No, it isn’t. It’s appalling. And the Personal Séance is the most appalling of them all. Here’s a situation in which someone is coming into the performer’s home or office (or hotel room, according to the author), expecting to receive a message from a dead loved one and willing to pay $100 for it. There is no mistaking this for legitimate entertainment. In the words of the author, “This is a personal reading, not a theatrical production.” The sitter is asked to write down a question for the spirits, or a description of a problem in her life, or “the name of a lost lover.” What follows is a simple billet reading embedded in an extended cold reading. After the “spirit guide” reveals something about the written information, the séance is finished and the mark is hustled toward the door. (The money was of course collected before the séance even began.) The important message from grandpa? The sitter does not receive it. Here’s why: “It is suggested that she return for another séance.” This is just one step away from offering to remove the curse from a bundle of money.
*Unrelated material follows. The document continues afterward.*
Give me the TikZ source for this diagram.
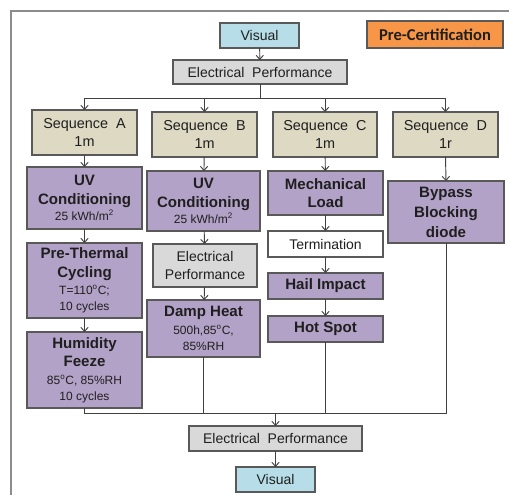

The booklet concludes with the admission that using this system could put the “séance medium” in legal hot water, especially in the state of Oklahoma (where apparently they have regulations against light theatrical entertainment). “I am not a lawyer,” adds the author, “so I cannot advise you as to how to keep it all legal.” And there’s room on the last page for one final disclaimer: “I’ve tried to stress that it is the intention of this book to teach theater and not a scam.” Get the sense that someone is protesting too much?

By now it should be clear that I find this material to be skeevy and deplorable from start to finish. But let’s look beyond this little booklet and consider the larger issue. How long will we magicians allow ourselves to be treated as suckers and rubes? Ill-considered, poorly produced, outrageously priced material will continue to flood the magic market as long as we keep buying it.